Complex Concepts Simplified

Several legal terms and doctrines are pivotal to understanding this judgment. Below are simplified explanations:

  • Unjust Enrichment: This principle dictates that one party should not unfairly benefit at the expense of another. If someone receives a benefit that they are not entitled to retain, restitution (refund) is warranted.
  • Section 72 of the Indian Contract Act: It outlines the obligation to repay money or return goods received under mistake or coercion. If money is paid by mistake of law, the recipient must refund it.
  • Limitation Act, 1963: This law sets the time limits within which legal proceedings must be initiated. For cases involving discovery of a mistake, the timer starts when the mistake is known or should have been known with reasonable diligence.
  • Doctrine of Mistake of Law: Refers to situations where actions are taken based on incorrect legal understanding or application.
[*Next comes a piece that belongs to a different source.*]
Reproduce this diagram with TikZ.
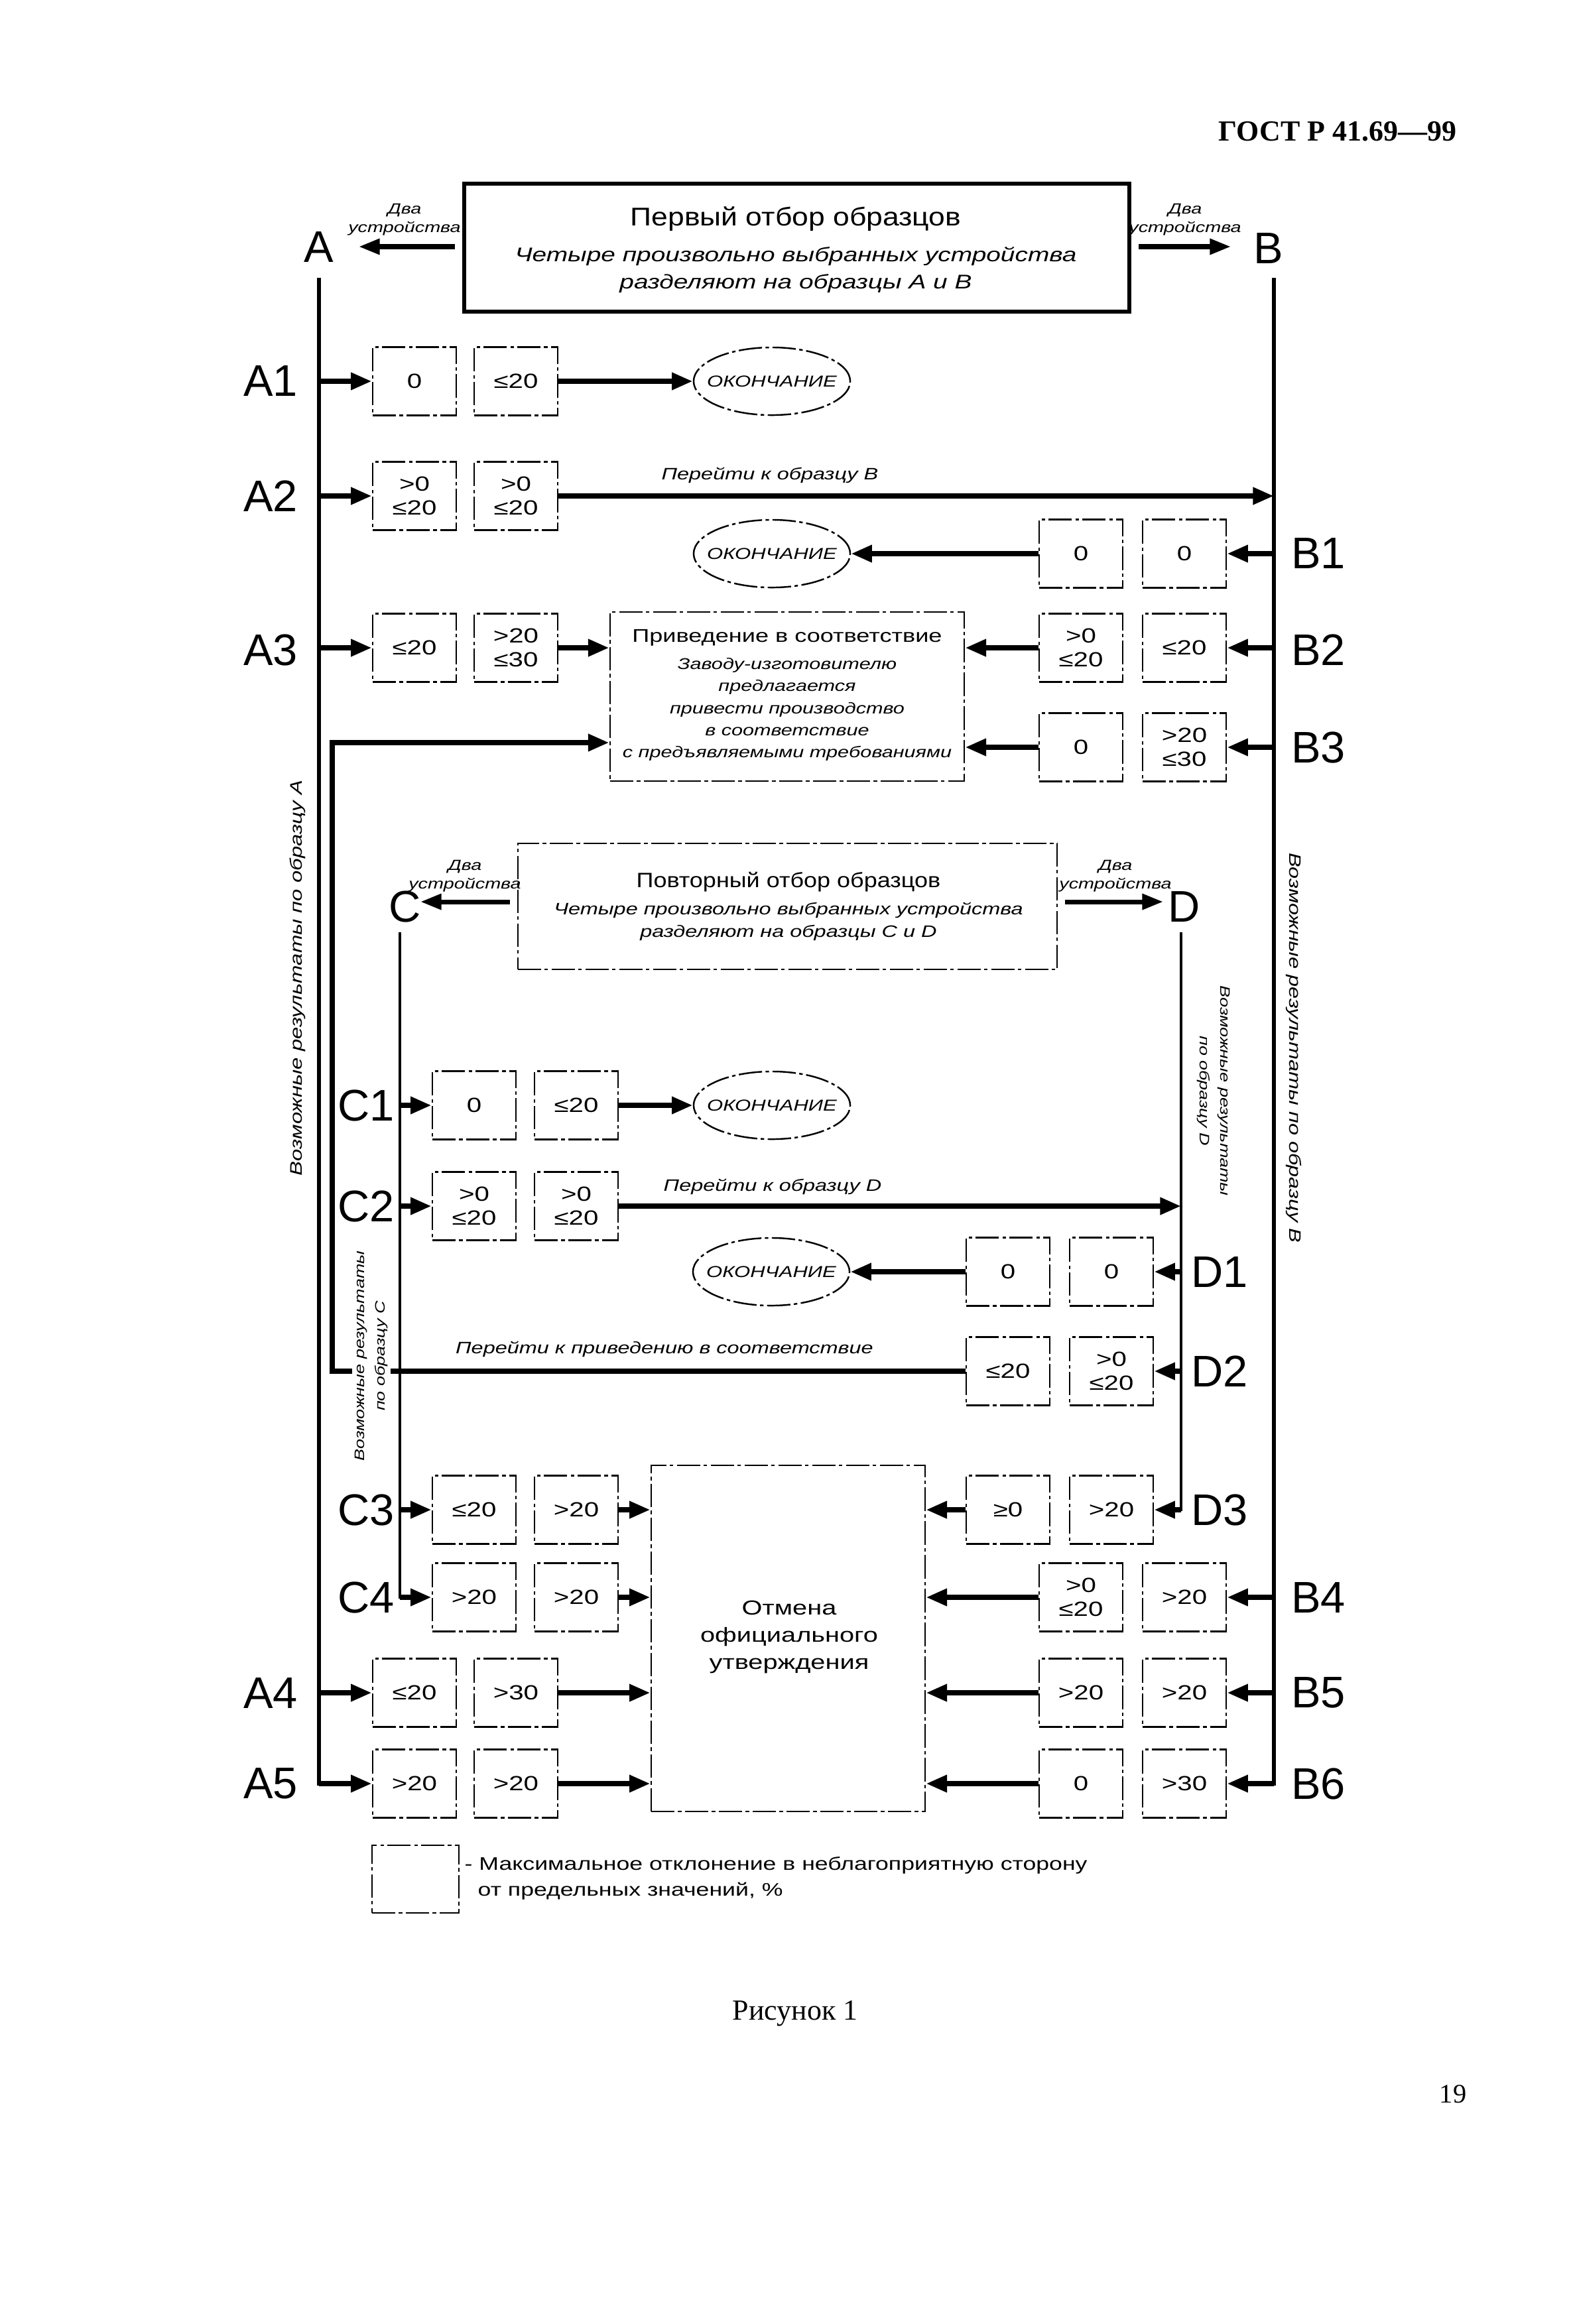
\documentclass[tikz,border=0pt]{standalone}
\usepackage{fontspec}
\setmainfont{Liberation Sans}
\newfontfamily\wsans[FakeStretch=1.3]{Liberation Sans}
\newfontfamily\msans[FakeStretch=1.15]{Liberation Sans}
\newfontfamily\tserif{Liberation Serif}
\usetikzlibrary{arrows.meta,shapes.geometric}
\tikzset{
 dashpat/.style={line width=0.7pt, dash pattern=on 10pt off 1.5pt on 1.5pt off 1.5pt},
 vbox/.style={draw, dashpat, minimum width=1.26cm, minimum height=1.03cm, inner sep=0pt, align=center, font=\wsans\fontsize{8.8}{10.2}\selectfont},
 endell/.style={draw, dashpat, ellipse, minimum width=2.36cm, minimum height=1.02cm, inner sep=0pt,
   label={[font=\wsans\itshape\fontsize{6.8}{8}\selectfont, inner sep=0pt]center:ОКОНЧАНИЕ}},
 arr/.style={line width=2.3pt, -{Triangle[length=9pt,width=7pt]}},
 arrtop/.style={line width=2pt, shorten <=3pt, -{Triangle[length=9pt,width=6.5pt]}},
 vlineAB/.style={line width=1.5pt, line cap=rect},
 vlineCD/.style={line width=1.2pt, line cap=rect},
 rowlab/.style={font=\fontsize{19}{22}\selectfont, inner sep=0pt},
 twodev/.style={align=center, font=\wsans\itshape\fontsize{6.3}{8}\selectfont},
 gotxt/.style={font=\wsans\itshape\fontsize{7.1}{8.5}\selectfont},
 bigdash/.style={draw, dashpat, inner sep=0pt},
}
\begin{document}
\begin{tikzpicture}[x=0.01cm,y=-0.01cm]
\fill[white] (0,0) rectangle (2369,3505);
\useasboundingbox (0,0) rectangle (2369,3505);

% header
\node[font=\tserif\bfseries\fontsize{12.5}{14}\selectfont] (hdr) at (2017,198) {ГОСТ Р 41.69—99};

% first sampling box
\node[draw, line width=1.7pt, minimum width=10.03cm, minimum height=1.93cm, inner sep=0pt] (first) at (1201.5,373.5) {};
\node[font=\msans\fontsize{11}{13}\selectfont] (firstT) at (1200,330) {Первый отбор образцов};
\node[align=center, font=\wsans\itshape\fontsize{8.5}{11.4}\selectfont] (firstS) at (1200,407) {Четыре произвольно выбранных устройства\\разделяют на образцы А и В};
\node[rowlab] (LA) at (481,373) {A};
\node[rowlab] (LB) at (1913,375) {B};
\coordinate (Atip) at (541,372);
\coordinate (Btip) at (1856,372);
\draw[arrtop] (first.west |- Atip) -- (Atip);
\draw[arrtop] (first.east |- Btip) -- (Btip);
\node[twodev] (tdA) at (610,331) {Два\\устройства};
\node[twodev] (tdB) at (1787,331) {Два\\устройства};

% main vertical lines
\coordinate (Atop) at (481,422);
\coordinate (Abot) at (481,2690);
\coordinate (Btop) at (1921,422);
\coordinate (Bbot) at (1921,2690);
\draw[vlineAB] (Atop) -- (Abot);
\draw[vlineAB] (Btop) -- (Bbot);

% A1
\node[vbox] (A1a) at (625,575) {0};
\node[vbox] (A1b) at (778,575) {≤20};
\node[endell] (E1) at (1164,575) {};
\node[rowlab] (A1l) at (408,575) {A1};
\draw[arr] (Atop |- A1a.west) -- (A1a.west);
\draw[arr] (A1b.east) -- (E1.west);

% A2
\node[vbox] (A2a) at (625,748) {>0\\≤20};
\node[vbox] (A2b) at (778,748) {>0\\≤20};
\node[rowlab] (A2l) at (408,748) {A2};
\draw[arr] (Atop |- A2a.west) -- (A2a.west);
\draw[arr] (A2b.east) -- (A2b.east -| Btop);
\node[gotxt] (go1) at (1161,717) {Перейти к образцу В};

% B1
\node[vbox] (B1a) at (1630,835) {0};
\node[vbox] (B1b) at (1786,835) {0};
\node[endell] (E2) at (1164,835) {};
\node[rowlab] (B1l) at (1988,835) {B1};
\draw[arr] (Btop |- B1b.east) -- (B1b.east);
\draw[arr] (B1a.west) -- (E2.east);

% compliance box
\node[bigdash, minimum width=5.34cm, minimum height=2.55cm] (comp) at (1187,1050.5) {};
\node[font=\wsans\fontsize{7.9}{9.5}\selectfont] (compT) at (1187,962) {Приведение в соответствие};
\node[align=center, font=\wsans\itshape\fontsize{6.7}{9.5}\selectfont] (compS) at (1187,1070) {Заводу-изготовителю\\предлагается\\привести производство\\в соответствие\\с предъявляемыми требованиями};

% A3
\node[vbox] (A3a) at (625,977) {≤20};
\node[vbox] (A3b) at (778,977) {>20\\≤30};
\node[rowlab] (A3l) at (408,980) {A3};
\draw[arr] (Atop |- A3a.west) -- (A3a.west);
\draw[arr] (A3b.east) -- (A3b.east -| comp.west);

% B2
\node[vbox] (B2a) at (1630,977) {>0\\≤20};
\node[vbox] (B2b) at (1786,977) {≤20};
\node[rowlab] (B2l) at (1988,980) {B2};
\draw[arr] (Btop |- B2b.east) -- (B2b.east);
\draw[arr] (B2a.west) -- (B2a.west -| comp.east);

% B3
\node[vbox] (B3a) at (1630,1127) {0};
\node[vbox] (B3b) at (1786,1127) {>20\\≤30};
\node[rowlab] (B3l) at (1988,1127) {B3};
\draw[arr] (Btop |- B3b.east) -- (B3b.east);
\draw[arr] (B3a.west) -- (B3a.west -| comp.east);

% second sampling box
\node[bigdash, minimum width=8.13cm, minimum height=1.90cm] (second) at (1187.5,1367) {};
\node[font=\msans\fontsize{8.9}{10}\selectfont] (secT) at (1189,1330) {Повторный отбор образцов};
\node[align=center, font=\wsans\itshape\fontsize{7.1}{9.7}\selectfont] (secS) at (1189,1390) {Четыре произвольно выбранных устройства\\разделяют на образцы С и D};
\node[rowlab] (LC) at (611,1367) {C};
\node[rowlab] (LD) at (1786,1367) {D};
\coordinate (Ctip) at (634,1360);
\coordinate (Dtip) at (1754,1360);
\draw[arrtop] (second.west |- Ctip) -- (Ctip);
\draw[arrtop] (second.east |- Dtip) -- (Dtip);
\node[twodev] (tdC) at (701,1321) {Два\\устройства};
\node[twodev] (tdD) at (1682,1321) {Два\\устройства};

\coordinate (Ctop) at (603,1408);
\coordinate (Cbot) at (603,2409);
\coordinate (Dtop) at (1781,1408);
\coordinate (Dbot) at (1781,2277);
\draw[vlineCD] (Ctop) -- (Cbot);
\draw[vlineCD] (Dtop) -- (Dbot);

% C1
\node[vbox] (C1a) at (715,1667) {0};
\node[vbox] (C1b) at (869,1667) {≤20};
\node[endell] (E3) at (1164,1667) {};
\node[rowlab] (C1l) at (552,1667) {C1};
\draw[arr] (Ctop |- C1a.west) -- (C1a.west);
\draw[arr] (C1b.east) -- (E3.west);

% C2
\node[vbox] (C2a) at (715,1819) {>0\\≤20};
\node[vbox] (C2b) at (869,1819) {>0\\≤20};
\node[rowlab] (C2l) at (552,1819) {C2};
\draw[arr] (Ctop |- C2a.west) -- (C2a.west);
\draw[arr] (C2b.east) -- (C2b.east -| Dtop);
\node[gotxt] (go2) at (1165,1790) {Перейти к образцу D};

% D1
\node[vbox] (D1a) at (1520,1918) {0};
\node[vbox] (D1b) at (1676,1918) {0};
\node[endell] (E4) at (1163,1918) {};
\node[rowlab] (D1l) at (1839,1918) {D1};
\draw[arr] (Dtop |- D1b.east) -- (D1b.east);
\draw[arr] (D1a.west) -- (E4.east);

% D2 and return to compliance
\node[vbox] (D2a) at (1520,2068) {≤20};
\node[vbox] (D2b) at (1676,2068) {>0\\≤20};
\node[rowlab] (D2l) at (1839,2068) {D2};
\draw[arr] (Dtop |- D2b.east) -- (D2b.east);
\coordinate (R1) at (501,2068);
\coordinate (R2) at (501,1120);
\draw[arr] (D2a.west) -- (R1) -- (R2) -- (R2 -| comp.west);
\node[gotxt] (go3) at (1002,2035) {Перейти к приведению в соответствие};

% cancellation box
\node[bigdash, minimum width=4.13cm, minimum height=5.22cm] (cancel) at (1188.5,2471) {};
\node[align=center, font=\wsans\fontsize{8.7}{11.7}\selectfont] (cancelT) at (1190,2469) {Отмена\\официального\\утверждения};

% C3
\node[vbox] (C3a) at (715,2277) {≤20};
\node[vbox] (C3b) at (869,2277) {>20};
\node[rowlab] (C3l) at (552,2277) {C3};
\draw[arr] (Ctop |- C3a.west) -- (C3a.west);
\draw[arr] (C3b.east) -- (C3b.east -| cancel.west);

% D3
\node[vbox] (D3a) at (1520,2277) {≥0};
\node[vbox] (D3b) at (1676,2277) {>20};
\node[rowlab] (D3l) at (1839,2277) {D3};
\draw[arr] (Dbot) -- (D3b.east);
\draw[arr] (D3a.west) -- (D3a.west -| cancel.east);

% C4
\node[vbox] (C4a) at (715,2409) {>20};
\node[vbox] (C4b) at (869,2409) {>20};
\node[rowlab] (C4l) at (552,2409) {C4};
\draw[arr] (Cbot) -- (C4a.west);
\draw[arr] (C4b.east) -- (C4b.east -| cancel.west);

% B4
\node[vbox] (B4a) at (1630,2409) {>0\\≤20};
\node[vbox] (B4b) at (1786,2409) {>20};
\node[rowlab] (B4l) at (1988,2409) {B4};
\draw[arr] (Btop |- B4b.east) -- (B4b.east);
\draw[arr] (B4a.west) -- (B4a.west -| cancel.east);

% A4
\node[vbox] (A4a) at (625,2553) {≤20};
\node[vbox] (A4b) at (778,2553) {>30};
\node[rowlab] (A4l) at (408,2553) {A4};
\draw[arr] (Atop |- A4a.west) -- (A4a.west);
\draw[arr] (A4b.east) -- (A4b.east -| cancel.west);

% B5
\node[vbox] (B5a) at (1630,2553) {>20};
\node[vbox] (B5b) at (1786,2553) {>20};
\node[rowlab] (B5l) at (1988,2553) {B5};
\draw[arr] (Btop |- B5b.east) -- (B5b.east);
\draw[arr] (B5a.west) -- (B5a.west -| cancel.east);

% A5
\node[vbox] (A5a) at (625,2690) {>20};
\node[vbox] (A5b) at (778,2690) {>20};
\node[rowlab] (A5l) at (408,2690) {A5};
\draw[arr] (Abot) -- (A5a.west);
\draw[arr] (A5b.east) -- (A5b.east -| cancel.west);

% B6
\node[vbox] (B6a) at (1630,2690) {0};
\node[vbox] (B6b) at (1786,2690) {>30};
\node[rowlab] (B6l) at (1988,2690) {B6};
\draw[arr] (Bbot) -- (B6b.east);
\draw[arr] (B6a.west) -- (B6a.west -| cancel.east);

% rotated captions
\node[rotate=90, font=\wsans\itshape\fontsize{7.2}{9}\selectfont] (txtA) at (449,1475) {Возможные результаты по образцу А};
\node[rotate=-90, font=\wsans\itshape\fontsize{7.1}{9}\selectfont] (txtB) at (1951,1580) {Возможные результаты по образцу В};
\node[rotate=90, align=center, fill=white, inner sep=1pt, font=\wsans\itshape\fontsize{5.9}{9}\selectfont] (txtC) at (560,2045) {Возможные результаты\\по образцу С};
\node[rotate=-90, align=center, inner sep=1pt, font=\wsans\itshape\fontsize{5.9}{9}\selectfont] (txtD) at (1830,1645) {Возможные результаты\\по образцу D};

% legend
\node[bigdash, minimum width=1.31cm, minimum height=1.02cm] (leg) at (626.5,2834) {};
\node[anchor=west, inner sep=0pt, font=\wsans\fontsize{7.8}{9}\selectfont] (legT1) at (700,2813) {- Максимальное отклонение в неблагоприятную сторону};
\node[anchor=west, inner sep=0pt, font=\wsans\fontsize{7.8}{9}\selectfont] (legT2) at (720,2852) {от предельных значений, \%};

% footer
\node[font=\tserif\fontsize{12.5}{14}\selectfont] (fig) at (1199,3037) {Рисунок 1};
\node[font=\tserif\fontsize{11.5}{13}\selectfont] (pg) at (2191,3158) {19};
\end{tikzpicture}
\end{document}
In such cases, if a payment is made under a mistake of law, it can be reclaimed.
  • Indebitatus Assumpsit: An old English common law action to recover money paid by mistake or under coercion, considered now under the broader doctrine of unjust enrichment.

Conclusion

The Supreme Court's decision in Mahabir Kishore v. State of Madhya Pradesh underscores the judiciary's commitment to fairness and justice, particularly in financial transactions involving governmental authorities. By acknowledging that the limitation period for refund claims should be based on the claimant's knowledge of the mistake, the Court ensures that taxpayers are not unduly penalized for errors beyond their control. This judgment not only fortifies the legal framework preventing unjust enrichment but also serves as a protective measure for citizens against retrospective and wrongful financial impositions by the state. Consequently, it stands as a pivotal reference for future cases where the intersection of tax law, contractual obligations, and limitation periods come into play.

Case Details

Year: 1989
Court: Supreme Court Of India

Judge(s)

G.L Oza K.N Saikia, JJ.

Advocates

M.V Goswami, Advocate, for the Appellants;U.A Rana and S.K Agnihotri, Advocates, for the Respondent.